The Monadnock Building is a skyscraper in the south Loop community area of Chicago. The north half of the building was built in 1891, and its decorative staircases were the first use of aluminum in building construction.

In 1911, Bern-based Tobler began wrapping its chocolate bars in aluminum foil, including the unique triangular chocolate bar, Toblerone.

Richard S. Reynolds, Sr., nephew of tobacco king R. J. Reynolds, founded The Reynolds Metals Company in 1919 as the U.S. Foil Company. Initially, the new company supplied lead and tin foil wrappers to cigarette and candy companies. By the late 1940s his company was convinced of the home market for their aluminum foil and in 1950, the Reynolds Company started selling it in rolls to home consumers. Today it is the leading manufacturer of aluminum foil in North America.

By Lewis Ronald Wikipedia Commons

Right before launching the two Voyagers in 1977, NASA scientists used kitchen-grade aluminum foil to cover critical parts of the probes to protect it from unanticipated radiation at Jupiter. It worked.

There are two pieces of aluminum from the destroyed World Trade Center on the surface of Mars. They were quietly built into two of the Mars Rovers.

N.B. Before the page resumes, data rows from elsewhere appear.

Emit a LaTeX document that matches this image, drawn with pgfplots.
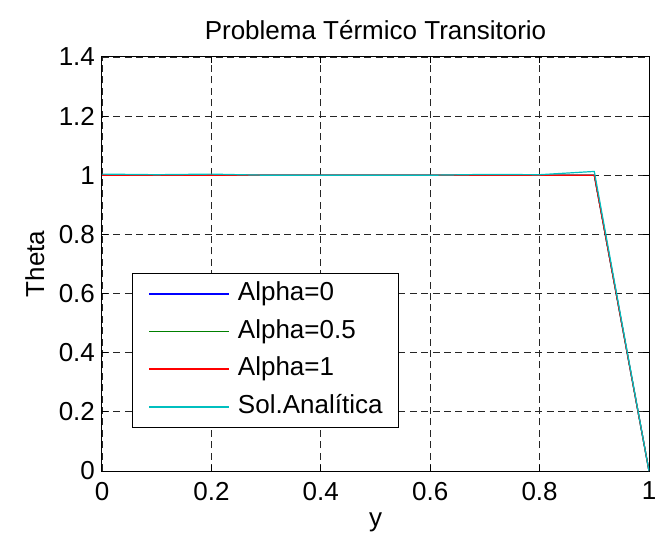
\documentclass[border=0pt]{standalone}
\usepackage{fontspec}
\setmainfont{Liberation Sans}
\usepackage{pgfplots}
\pgfplotsset{compat=1.18}
\definecolor{matblue}{rgb}{0,0,1}
\definecolor{matgreen}{rgb}{0,0.5,0}
\definecolor{matred}{rgb}{1,0,0}
\definecolor{matcyan}{rgb}{0,0.75,0.75}
\begin{document}
\begin{tikzpicture}
\useasboundingbox (-51pt,-37pt) rectangle (277.5pt,235.5pt);
\begin{axis}[
  at={(0pt,0pt)}, anchor=south west,
  scale only axis,
  width=273.5pt, height=207pt,
  xmin=0, xmax=1, ymin=0, ymax=1.4,
  xtick={0,0.2,0.4,0.6,0.8,1},
  ytick={0,0.2,0.4,0.6,0.8,1,1.2,1.4},
  xticklabels={0,0.2,0.4,0.6,0.8,1},
  yticklabels={0,0.2,0.4,0.6,0.8,1,1.2,1.4},
  font=\fontsize{13}{15}\selectfont,
  /pgf/number format/assume math mode=true,
  tick align=inside,
  major tick length=3pt,
  axis line style={line width=0.5pt},
  every tick/.style={black, line width=0.5pt},
  grid=major,
  major grid style={dash pattern=on 3.5pt off 2.2pt, black!85, line width=0.4pt},
  title={Problema Térmico Transitorio},
  every axis title shift=0pt,
  title style={at={(axis description cs:0.5,1)}, anchor=base, yshift=8.5pt, inner sep=0pt},
  xlabel={y},
  ylabel={Theta},
  xlabel style={at={(axis description cs:0.5,-0.123)}, anchor=center},
  ylabel style={at={(axis description cs:-0.123,0.5)}, anchor=center},
  xticklabel style={yshift=-2pt},
  legend cell align=left,
  legend image code/.code={\path (0pt,0pt); \draw[#1, line width=0.9pt] (4pt,0pt) -- (44pt,0pt);},
  legend style={
    at={(axis description cs:0.0548,0.1039)}, anchor=south west,
    draw=black, line width=0.5pt, fill=white,
    inner xsep=4pt, inner ysep=4pt,
    row sep=6.35pt,
    nodes={inner xsep=4pt, inner ysep=0pt, text height=9.5pt, text depth=3pt},
    font=\fontsize{13}{15}\selectfont,
  },
]
\addplot[draw=matblue, line width=0.6pt] coordinates {
 (0,1) (0.1,1) (0.2,1) (0.3,1) (0.4,1) (0.5,1) (0.6,1) (0.7,1) (0.8,1) (0.9,1) (1,0)};
\addlegendentry{Alpha=0}
\addplot[draw=matgreen, line width=0.6pt] coordinates {
 (0,1) (0.1,1) (0.2,1) (0.3,1) (0.4,1) (0.5,1) (0.6,1) (0.7,1) (0.8,1) (0.9,1) (1,0)};
\addlegendentry{Alpha=0.5}
\addplot[draw=matred, line width=0.6pt] coordinates {
 (0,1) (0.1,1) (0.2,1) (0.3,1) (0.4,1) (0.5,1) (0.6,1) (0.7,1) (0.8,1) (0.9,1) (1,0)};
\addlegendentry{Alpha=1}
\addplot[draw=matcyan, line width=0.6pt] coordinates {
 (0,1.004) (0.1,1.002) (0.2,1.004) (0.3,1.0) (0.4,1.0) (0.5,1.0) (0.6,1.0) (0.7,1.003) (0.8,1.002) (0.9,1.013) (1,0)};
\addlegendentry{Sol.Analítica}
\end{axis}
\end{tikzpicture}
\end{document}
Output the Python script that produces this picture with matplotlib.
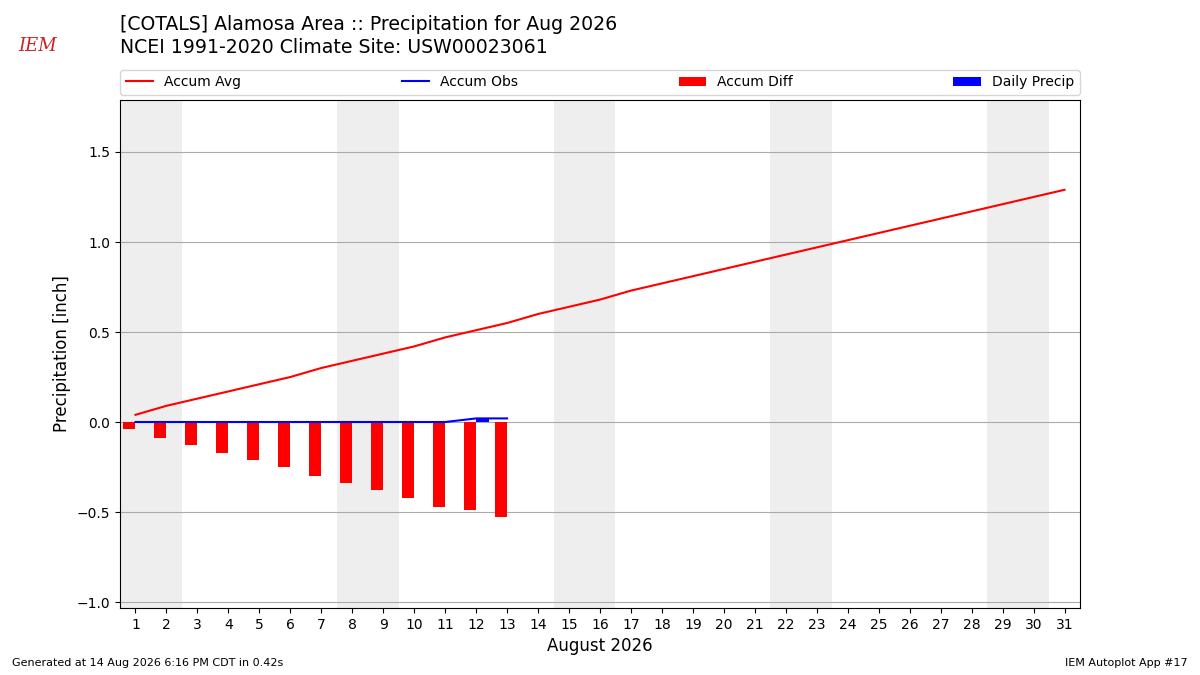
import matplotlib
matplotlib.use("Agg")
import matplotlib.pyplot as plt
import numpy as np

days = list(range(1, 32))
accum_avg = [0.04, 0.09, 0.13, 0.17, 0.21, 0.25, 0.30, 0.34, 0.38, 0.42, 0.47,
             0.51, 0.55, 0.60, 0.64, 0.68, 0.73, 0.77, 0.81, 0.85, 0.89, 0.93,
             0.97, 1.01, 1.05, 1.09, 1.13, 1.17, 1.21, 1.25, 1.29]
obs_days = list(range(1, 14))
daily_precip = [0, 0, 0, 0, 0, 0, 0, 0, 0, 0, 0, 0.02, 0.0]
accum_obs = list(np.cumsum(daily_precip))
accum_diff = [o - a for o, a in zip(accum_obs, accum_avg[:len(obs_days)])]
weekend_starts = [1, 8, 15, 22, 29]

title = "[COTALS] Alamosa Area :: Precipitation for Aug 2026\nNCEI 1991-2020 Climate Site: USW00023061"

fig = plt.figure(figsize=(12, 6.75), dpi=100)
ax = fig.add_axes([0.1, 0.0993, 0.8, 0.7526])

for s in weekend_starts:
    ax.axvspan(s - 0.5, s + 1.5, color="#eeeeee", zorder=0, lw=0)

ax.plot(days, accum_avg, color="red", lw=1.5, label="Accum Avg", zorder=3)
ax.plot(obs_days, accum_obs, color="blue", lw=1.5, label="Accum Obs", zorder=3)
ax.bar(obs_days, accum_diff, width=-0.4, align="edge", color="red",
       label="Accum Diff", zorder=2)
ax.bar(obs_days, daily_precip, width=0.4, align="edge", color="blue",
       label="Daily Precip", zorder=2)

ax.set_xlim(0.5, 31.5)
ax.set_ylim(-1.033, 1.789)
ax.set_xticks(days)
ax.set_xticklabels([str(d) for d in days], fontsize=10)
ax.set_yticks([-1.0, -0.5, 0.0, 0.5, 1.0, 1.5])
ax.set_yticklabels(["\u22121.0", "\u22120.5", "0.0", "0.5", "1.0", "1.5"], fontsize=10)
ax.yaxis.grid(True, color="#aaaaaa", lw=0.8, zorder=1)
ax.set_axisbelow(True)
ax.set_ylabel("Precipitation [inch]", fontsize=12)
ax.set_xlabel("August 2026", fontsize=12)

ax.legend(loc="lower left", bbox_to_anchor=(0.0, 1.01, 1.0, 0.06), ncol=4,
          mode="expand", borderaxespad=0, fontsize=10, handlelength=2.0)

fig.text(0.1, 0.978, title, fontsize=13.6, va="top", ha="left", linespacing=1.25)
fig.text(0.01, 0.01, "Generated at 14 Aug 2026 6:16 PM CDT in 0.42s", fontsize=8, ha="left", va="bottom")
fig.text(0.99, 0.01, "IEM Autoplot App #17", fontsize=8, ha="right", va="bottom")
fig.text(0.031, 0.932, "IEM", fontsize=13, color="#d02020", style="italic",
         family="DejaVu Serif", ha="center", va="center")

fig.savefig("out.png", dpi=100)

Aluminum was the first metal to attain widespread use since the prehistoric discovery of iron.

Aluminum is the most abundant metal in the Earth's crust, and the third most abundant element, after oxygen and silicon. It makes up about 8% by weight of the Earth's solid surface.

Aluminum ranks as the second-most-consumed industrial metal in the world after iron.

It takes 95% less energy to recycle aluminum than it does to make it from raw materials.

Nearly 75 percent of all aluminum ever produced is still in use today due to recycling.

Tin foil is made from aluminum.

Despite its prevalence in the environment, aluminum salts are not known to be used by any form of life.

Transparent aluminum, the sci-fi material concocted in Star Trek IV as a lighter material to use for tank glass, is now actually a real thing. Aluminum Oxynitride (AlON) is a ceramic composed of aluminum, oxygen and nitrogen.


In 2019 the People's Republic of China was the top producer of aluminum with a world share of fifty-five percent, followed by India, Russia and Canada.